I hope that works for you?

David, thank you very much for your answer.

Of course this works.

Just for your information, I have two plans:

  1. short term plan: to make a demo of HTM on Tuesday, 29th of August - I am going to make a speech about HTM at the Big Data User Group Meetup. No need to rush with optimization till this event.

  2. long lasting strategic plan: to present to our architects and managers that HTM is a suitable technology for anomaly detection tasks. I am working as a Big Data software engineer, and I often do different POCs. During my last POC I did investigation of HTM and liked it very much, and I’ve already made one internal presentation for my colleagues. However, some of our architects told that “100 records per second is not enough - we need 10000 per second”. So, I wonder if we can achieve 100x performance boost.

1 Like

We will see, but my guess is that that goal is considerably outside of the performance band of the HTM Algorithm (as a non-hardware solution). No promises but I’ll do the best I can?

(Remember, HTM does a lot more each cycle then a typical machine language application, remember it actually changes dimension by adding and subtracting dendrites and synapses.)

@ibobak I have been following your Spark POC with interest - unlike HTM, this is an area I have a decent understanding of. :grinning:

First of all, I’m curious about the need for 10,000 records per second in an anomaly detection scenario, perhaps you could describe the scenario a bit more? If it’s a high frequency measurement from a single source, does the input change enough over time to warrant that frequency, or can it be pre-aggregated/filtered? Similarly, if it’s a convergence of measurements from a large number of sources, is processing all the records necessary?

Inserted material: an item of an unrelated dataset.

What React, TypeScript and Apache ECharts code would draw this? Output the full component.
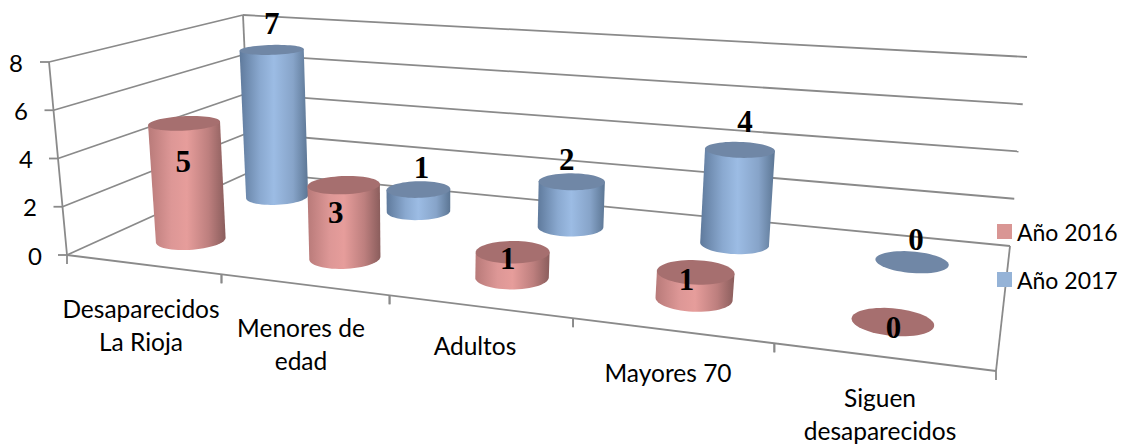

Aside from your current needs and the optimisations you’ve identified already, it seems to me that HTM implementations will almost certainly need to scale beyond an SMP architecture at some point. I understand this is not a current engineering goal of Numenta, but if nobody else in the community has investigated this yet then I’d certainly be keen to start looking into it.

I’ve taken a look at this today, and I can see there’s been an Apache Flink implementation already:

You should be able to use the above as-is on Amazon EMR, to test out performance. If the cluster gets expensive you could look at the Flink Python API and use NuPIC.

I haven’t actually used Flink before, but I assume the limitation here would be that for each record processed, the state of the Network won’t reflect the full history of previous records, only the subset that have been delivered to the same node.